Fixed point theorems often rely on metric spaces to establish conditions under which certain mappings will have points that remain invariant under the mapping.
Convex sets can be analyzed within metric spaces to determine how distances behave and how fixed points can be found based on the geometry of the set.
The completeness of a metric space implies that every Cauchy sequence converges within the space, an important property for fixed point applications.
Review Questions
How does understanding the properties of a metric space enhance our ability to apply fixed point theorems?
Understanding the properties of a metric space is crucial for applying fixed point theorems because these properties provide the necessary conditions under which these theorems hold true. For instance, metrics ensure distances are well-defined, which helps identify converging sequences and compactness conditions needed for fixed point existence. Knowing how points relate to each other in terms of distance allows mathematicians to predict outcomes of mappings within these spaces.
Discuss the role of compactness in metric spaces and its importance in fixed point theory.
Compactness plays a vital role in fixed point theory within metric spaces as it guarantees that certain properties hold true for bounded sets. A compact set ensures that every sequence has a convergent subsequence whose limit lies within the set.
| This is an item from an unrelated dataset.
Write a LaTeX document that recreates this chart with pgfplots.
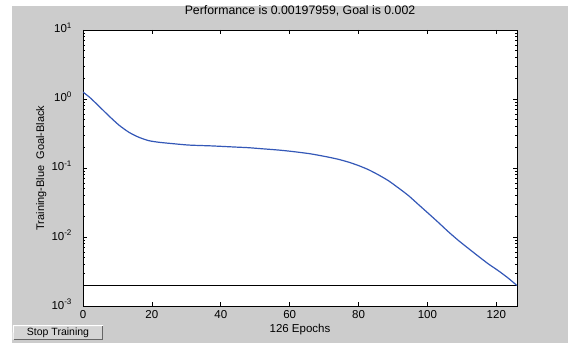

This property is essential when using fixed point theorems since it often leads to conclusions about the existence and uniqueness of fixed points for continuous functions defined on these sets.
Evaluate how different types of metrics can influence the behavior of convex sets and their associated fixed points.
Different types of metrics can significantly influence how convex sets are structured and how they interact with mappings. For example, using an Euclidean metric leads to standard geometric interpretations while other metrics like discrete or taxicab metrics may create unexpected behaviors in distance calculations. This variance can affect the existence and uniqueness of fixed points within those convex sets because it alters how we measure convergence and continuity. Understanding these influences helps mathematicians tailor their approaches based on specific metrics in convex geometry.
Related terms
Metric: A function that defines a distance between two points in a metric space, satisfying properties like non-negativity and the triangle inequality.
Closed Ball: The set of all points within a given distance from a center point in a metric space, forming a closed shape that includes the boundary.